In 1909, the Northern Michigan Transportation Company, a steamship company, became involved as an investing and operating partner of the Inn, and in 1914 the company took over the management completely. The resort complex continued to expand rapidly. In 1932, the Inn was sold to J.J. Smith, who moved his clientele from the Pine
Ridge Resort complex at Hamlin Lake near Ludington, after that resort burned. Smith owned the Inn until his death in 1960. The Inn continued to operate for a number of years, and experienced ups and downs. As of 2017, the resort was purchased by a developer, and rehabilitation plans are in the works.

==Description==
The Portage Point Inn Complex is located on Portage Point, a peninsula which separates Lake Michigan from Portage Lake. The complex contains fifteen buildings constructed between 1902 and 1954; all but the last 1954 building contribute to the historic character of the complex. The buildings include:

- Original Inn (1901–02, 1913–14) The original inn is a three-story Colonial Revival structure with a gambrel roof, clad with white clapboards. Originally constructed in 1901/02, the veranda was enclosed in 1913/14.
- New Inn (Main Hotel) (1911–1912) The main hotel is a 3 1/2-story structure with a gambrel roof, fronted by a two-story portico with Tuscan columns.
- Casino/Dance Pavilion (1908) The casino is a rectangular, one-and-one-half-story structure with a high, gable roof surrounded by verandas.(torn down in 2024)
- Beech Lodge (1906) The Beech Lodge is an H-shaped, two-and-one-half-story cross-gable Craftsman structure with a steeply pitched roof supported by open triangular brackets. A wood beltcourse accents the structure.
- Hull House Cottage (1900–1901) The Hull House Cottage is a two-story, gable-roofed, structure clad with white clapboards.

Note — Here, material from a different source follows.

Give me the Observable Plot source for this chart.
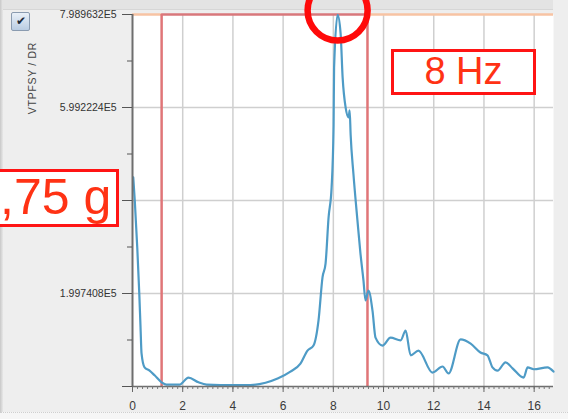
<!DOCTYPE html>
<html>
<head>
<meta charset="utf-8">
<script src="https://cdn.jsdelivr.net/npm/d3@7"></script>
<script src="https://cdn.jsdelivr.net/npm/@observablehq/plot@0.6"></script>
<style>
  html, body { margin: 0; padding: 0; background: #eeeeee; }
  #wrap { position: relative; width: 568px; height: 419px; overflow: hidden; background: #eeeeee; font-family: "Liberation Sans", Arial, sans-serif; }
  #topband { position: absolute; left: 0; top: 0; width: 553px; height: 9px; background: #e3e3e3; border-bottom: 1px solid #d6d6d6; }
  #leftedge { position: absolute; left: 0; top: 0; width: 3px; height: 419px; background: linear-gradient(90deg, #c8c8c8, #e8e8e8); }
  #bottomband { position: absolute; left: 0; top: 412px; width: 568px; height: 7px; background: #f6f6f6; border-top: 1px dotted #cfcfcf; }
  #chart { position: absolute; left: 0; top: 0; }
  #check { position: absolute; left: 11px; top: 12px; width: 17px; height: 17px; border: 1px solid #8a9bb0; border-radius: 2px;
           background: linear-gradient(#e9f0f8, #b9cce2); font-size: 12px; line-height: 17px; text-align: center; color: #1d2b3a; }
  #ytitle { position: absolute; left: 32px; top: 78px; transform: translate(-50%, -50%) rotate(-90deg); white-space: nowrap;
            font-size: 10.5px; color: #444; letter-spacing: 0.7px; }
  .box { position: absolute; background: #ffffff; border: 3.5px solid #ff1414; color: #ff3214; box-sizing: border-box; white-space: nowrap; }
  #hz { left: 391px; top: 49px; width: 145px; height: 46px; font-size: 38px; line-height: 39px; text-align: center; }
  #g { left: 0px; top: 169px; width: 119px; height: 58px; font-size: 50px; line-height: 50px; text-align: right; padding-right: 8px; border-left: none; }
</style>
</head>
<body>
<div id="wrap">
  <div id="topband"></div>
  <div id="leftedge"></div>
  <div id="bottomband"></div>
  <div id="chart"></div>
  <div id="check">✔</div>
  <div id="ytitle">VTPFSY / DR</div>
  <div class="box" id="hz">8 Hz</div>
  <div class="box" id="g">,75 g</div>
</div>
<script>
// Frequency (Hz) of each sample of the spectrum curve
const freq = [0.03, 0.09, 0.19, 0.27, 0.32, 0.36, 0.48, 0.68, 0.88, 1.16, 1.35, 1.87, 2.23, 2.63, 2.95, 3.5, 4.7, 5.3, 5.78, 6.29, 6.69, 6.97, 7.21, 7.41, 7.57, 7.69, 7.81, 7.93, 8.01, 8.03, 8.17, 8.29, 8.37, 8.49, 8.61, 8.65, 8.69, 8.80, 8.96, 9.08, 9.2, 9.28, 9.40, 9.56, 9.68, 9.96, 10.28, 10.68, 10.88, 11.08, 11.39, 11.95, 12.35, 12.59, 13.07, 13.47, 13.86, 14.14, 14.34, 14.54, 14.86, 15.14, 15.58, 15.74, 15.98, 16.53, 16.77];
// VTPFSY / DR amplitude at each frequency
const amp = [449000, 400000, 298000, 200000, 127000, 71000, 41000, 34000, 24000, 9000, 4000, 4000, 19000, 9000, 4000, 3000, 3000, 8000, 17000, 32000, 49000, 77000, 88000, 142000, 235000, 264000, 363000, 427000, 560000, 685000, 798000, 758000, 664000, 599000, 578000, 593000, 540000, 457000, 357000, 286000, 228000, 185000, 206000, 163000, 105000, 88000, 105000, 99000, 120000, 67000, 77000, 30000, 43000, 28000, 101000, 92000, 73000, 67000, 41000, 34000, 52000, 39000, 19000, 41000, 37000, 41000, 32000];

const xTicks = [0, 2, 4, 6, 8, 10, 12, 14, 16];
const xTickLabels = ["0", "2", "4", "6", "8", "10", "12", "14", "16"];
const yTicks = [0, 199740.8, 399481.6, 599222.4, 798963.2];
const yTickLabels = ["", "1.997408E5", "", "5.992224E5", "7.989632E5"];
const yMinorTicks = [99870.4, 299611.2, 499352, 699092.8];
const xMax = 16.77;

// analysis window cursors (Hz)
const cursorFreqs = [1.16, 9.36];
const peakFreq = [8.17];
const peakAmp = [798963.2];

const data = freq.map((f, i) => ({f, a: amp[i]}));
const xMinor = d3.range(0, xMax, 0.2).map(v => +v.toFixed(2));
const topRed = [{y: yTicks[4], x1: cursorFreqs[0], x2: cursorFreqs[1]}];
const topPeach = [{y: yTicks[4], x1: 0, x2: cursorFreqs[0]}, {y: yTicks[4], x1: cursorFreqs[1], x2: xMax}];
const peak = [{f: peakFreq[0], a: peakAmp[0]}];

const chart = Plot.plot({
  width: 568,
  height: 419,
  marginLeft: 132,
  marginRight: 15,
  marginTop: 14,
  marginBottom: 33,
  x: {domain: [0, xMax]},
  y: {domain: [0, yTicks[4]]},
  style: {background: "transparent", fontFamily: "'Liberation Sans', Arial, sans-serif", color: "#333"},
  marks: [
    Plot.frame({fill: "white", stroke: "none"}),
    Plot.gridX(xTicks.slice(1), {stroke: "#cfcfcf", strokeOpacity: 1, strokeWidth: 1.5}),
    Plot.gridY(yTicks.slice(1, 4), {stroke: "#cfcfcf", strokeOpacity: 1, strokeWidth: 1.5}),
    Plot.ruleY(topPeach, {y: "y", x1: "x1", x2: "x2", stroke: "#f7c3a3", strokeWidth: 2.5}),
    Plot.ruleY(topRed, {y: "y", x1: "x1", x2: "x2", stroke: "#d8777b", strokeWidth: 2.5}),
    Plot.ruleX(cursorFreqs, {stroke: "#e07578", strokeWidth: 2.5}),
    Plot.line(data, {x: "f", y: "a", stroke: "#4e9bc6", strokeWidth: 2.2, strokeLinejoin: "round", curve: "monotone-x"}),
    Plot.ruleX([0], {stroke: "#6e6e6e", strokeWidth: 2}),
    Plot.ruleY([0], {stroke: "#6e6e6e", strokeWidth: 1.5}),
    Plot.axisX(xMinor, {tickSize: 3, tickFormat: () => "", stroke: "#777"}),
    Plot.axisX(xTicks, {tickSize: 6, tickPadding: 9, tickFormat: (d, i) => xTickLabels[i], fontSize: 12, fill: "#3a3a3a", stroke: "#666"}),
    Plot.axisY(yMinorTicks, {tickSize: 5, tickFormat: () => "", stroke: "#555"}),
    Plot.axisY(yTicks, {tickSize: 10, tickPadding: 6, tickFormat: (d, i) => yTickLabels[i], fontSize: 10.5, letterSpacing: 0.9, fill: "#333", stroke: "#555"}),
    Plot.dot(peak, {x: "f", y: "a", r: 30, dy: -4, stroke: "#ff0a0a", strokeWidth: 6.5, fill: "none"})
  ]
});
document.getElementById("chart").append(chart);
</script>
</body>
</html>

It has a Queen Anne style wraparound porch.
- Rexwood Cottage (1917) The Rexwood Cottage is single story T-shaped Colonial structure with a gable roof and a wooden square-post porch.
- Lakeview Cottage (c.1910) The Lakeview Cottage is single story L-shaped Colonial structure with a gable roof and a wooden square-post porch.
- Avalon Cottage (1911) The Avalon Cottage is single story L-shaped Craftsman structure clad with clapboards. It has a curved pergola-porch entry portico, and triangular stick brackets supporting broad eaves.
- Dollhouse Cottages 1-6 (190 and 1918). the Dollhouse Cottages are six identical single story end-gable structures with shed-roof porches.
- Terrace Building (1954) The Terrace building, designed by Cincinnati architect Jarres Nordloh, is a two-story Neo-Colonial structure with a gable roof and clad with white-painted shingle. Double-decker verandas face the lake.